-- start of Provided data --

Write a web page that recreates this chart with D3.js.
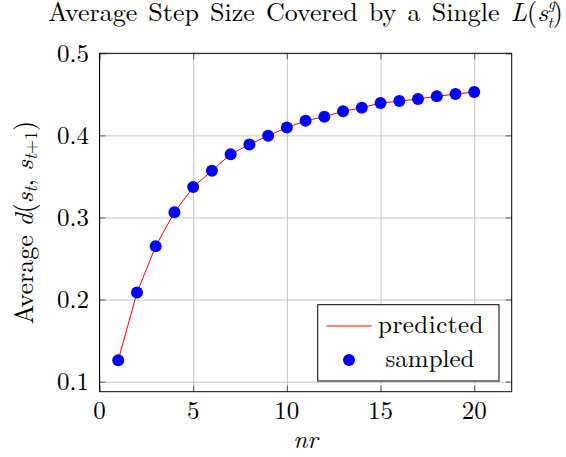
<!DOCTYPE html>
<html>
<head>
<meta charset="utf-8">
<script src="https://cdn.jsdelivr.net/npm/d3@7"></script>
<style>
  body { margin: 0; background: #fff; }
  svg { display: block; }
</style>
</head>
<body>
<svg id="chart" width="566" height="457"></svg>
<script>
// values
const nr = [1, 2, 3, 4, 5, 6, 7, 8, 9, 10, 11, 12, 13, 14, 15, 16, 17, 18, 19, 20];
const predicted = [0.126, 0.2085, 0.265, 0.3065, 0.337, 0.357, 0.377, 0.389, 0.3995, 0.4097,
  0.4178, 0.4227, 0.4293, 0.4337, 0.4394, 0.4418, 0.4443, 0.4476, 0.4504, 0.4528];
const sampled = [0.126, 0.2085, 0.265, 0.3065, 0.337, 0.357, 0.377, 0.389, 0.3995, 0.4097,
  0.4178, 0.4227, 0.4293, 0.4337, 0.4394, 0.4418, 0.4443, 0.4476, 0.4504, 0.4528];
const xTicks = [0, 5, 10, 15, 20];
const yTicks = [0.1, 0.2, 0.3, 0.4, 0.5];
const legendNames = ["predicted", "sampled"];

const FONT = "Latin Modern Roman";
const svg = d3.select("#chart");
const width = 566, height = 457;
const margin = { top: 53.3, right: 54.3, bottom: 65.3, left: 99.5 };
const innerW = width - margin.left - margin.right;
const innerH = height - margin.top - margin.bottom;

const x = d3.scaleLinear().domain([0, 22]).range([0, innerW]);
const y = d3.scaleLinear().domain([0.0878, 0.5]).range([innerH, 0]);

function label(sel) {
  return sel.attr("font-family", FONT).attr("font-size", 25).attr("fill", "#000");
}

const g = svg.append("g").attr("transform", `translate(${margin.left},${margin.top})`);

// grid
g.append("g")
  .attr("class", "grid")
  .attr("transform", `translate(0,${innerH})`)
  .call(d3.axisBottom(x).tickValues(xTicks).tickSize(-innerH).tickFormat(""));
g.append("g")
  .attr("class", "grid")
  .call(d3.axisLeft(y).tickValues(yTicks).tickSize(-innerW).tickFormat(""));
g.selectAll(".grid .domain").remove();
g.selectAll(".grid line").attr("stroke", "#c4c4c4").attr("stroke-width", 1);

// inner tick marks on all four sides
const tl = 6;
const tickAxes = [
  [d3.axisBottom(x).tickValues(xTicks), `translate(0,${innerH})`],
  [d3.axisTop(x).tickValues(xTicks), "translate(0,0)"],
  [d3.axisLeft(y).tickValues(yTicks), "translate(0,0)"],
  [d3.axisRight(y).tickValues(yTicks), `translate(${innerW},0)`]
];
tickAxes.forEach(([ax, tr]) => {
  const a = g.append("g").attr("transform", tr)
    .call(ax.tickSize(-tl).tickFormat(""));
  a.select(".domain").remove();
  a.selectAll("line").attr("stroke", "#555").attr("stroke-width", 1);
});

// tick labels
g.selectAll(".xlab")
  .data(xTicks)
  .join("text")
  .call(label)
  .attr("x", d => x(d))
  .attr("y", innerH + 27.5)
  .attr("text-anchor", "middle")
  .text(d => d);
g.selectAll(".ylab")
  .data(yTicks)
  .join("text")
  .call(label)
  .attr("x", -10.5)
  .attr("y", d => y(d) + 8.5)
  .attr("text-anchor", "end")
  .text(d => d3.format(".1f")(d));

// frame
g.append("rect")
  .attr("width", innerW).attr("height", innerH)
  .attr("fill", "none").attr("stroke", "#000").attr("stroke-width", 1);

// predicted line
const line = d3.line().x((d, i) => x(nr[i])).y(d => y(d));
g.append("path")
  .datum(predicted)
  .attr("fill", "none")
  .attr("stroke", "#ff0000")
  .attr("stroke-width", 1)
  .attr("d", line);

// sampled points
g.selectAll(".pt")
  .data(sampled)
  .join("circle")
  .attr("cx", (d, i) => x(nr[i]))
  .attr("cy", d => y(d))
  .attr("r", 6)
  .attr("fill", "#0000ff");

// legend
const lg = svg.append("g");
lg.append("rect")
  .attr("x", 317.7).attr("y", 304.7)
  .attr("width", 181.3).attr("height", 76.3)
  .attr("fill", "#fff").attr("stroke", "#000").attr("stroke-width", 1);
lg.append("line")
  .attr("x1", 326.7).attr("x2", 371.7)
  .attr("y1", 326).attr("y2", 326)
  .attr("stroke", "#ff0000").attr("stroke-width", 1);
lg.append("circle")
  .attr("cx", 349).attr("cy", 360).attr("r", 6).attr("fill", "#0000ff");
lg.append("text").call(label)
  .attr("x", 378).attr("y", 333.3)
  .attr("letter-spacing", 0.5)
  .text(legendNames[0]);
lg.append("text").call(label)
  .attr("x", 430).attr("y", 366.7)
  .attr("text-anchor", "middle")
  .text(legendNames[1]);

// title
const title = svg.append("text").call(label)
  .attr("x", margin.left + innerW / 2)
  .attr("y", 21)
  .attr("font-size", 26)
  .attr("word-spacing", 2.5)
  .attr("text-anchor", "middle");
title.append("tspan").text("Average Step Size Covered by a Single ");
title.append("tspan").attr("font-style", "italic").text("L");
title.append("tspan").text("(");
title.append("tspan").attr("font-style", "italic").text("s");
title.append("tspan").attr("font-style", "italic").attr("font-size", 15).attr("dy", -12).text("g");
title.append("tspan").attr("font-style", "italic").attr("font-size", 15).attr("dx", -7).attr("dy", 19).text("t");
title.append("tspan").attr("dy", -7).text(")");

// x label
svg.append("text").call(label)
  .attr("x", margin.left + innerW / 2)
  .attr("y", 448)
  .attr("text-anchor", "middle")
  .attr("font-style", "italic")
  .text("nr");

// y label
const yl = svg.append("text").call(label)
  .attr("transform", `translate(33,${margin.top + innerH / 2}) rotate(-90)`)
  .attr("font-size", 26)
  .attr("text-anchor", "middle");
yl.append("tspan").text("Average ");
yl.append("tspan").attr("font-style", "italic").text("d");
yl.append("tspan").text("(");
yl.append("tspan").attr("font-style", "italic").text("s");
yl.append("tspan").attr("font-style", "italic").attr("font-size", 18).attr("dy", 4).text("t");
yl.append("tspan").attr("dy", -4).text(", ");
yl.append("tspan").attr("font-style", "italic").text("s");
yl.append("tspan").attr("font-style", "italic").attr("font-size", 18).attr("dy", 4).text("t");
yl.append("tspan").attr("font-size", 18).text("+1");
yl.append("tspan").attr("dy", -4).text(")");
</script>
</body>
</html>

-- end of Provided data --

Pick out the lines above containing the word "chart", then copy them.

Response to the task:
Write a web page that recreates this chart with D3.js.
<svg id="chart" width="566" height="457"></svg>
const svg = d3.select("#chart");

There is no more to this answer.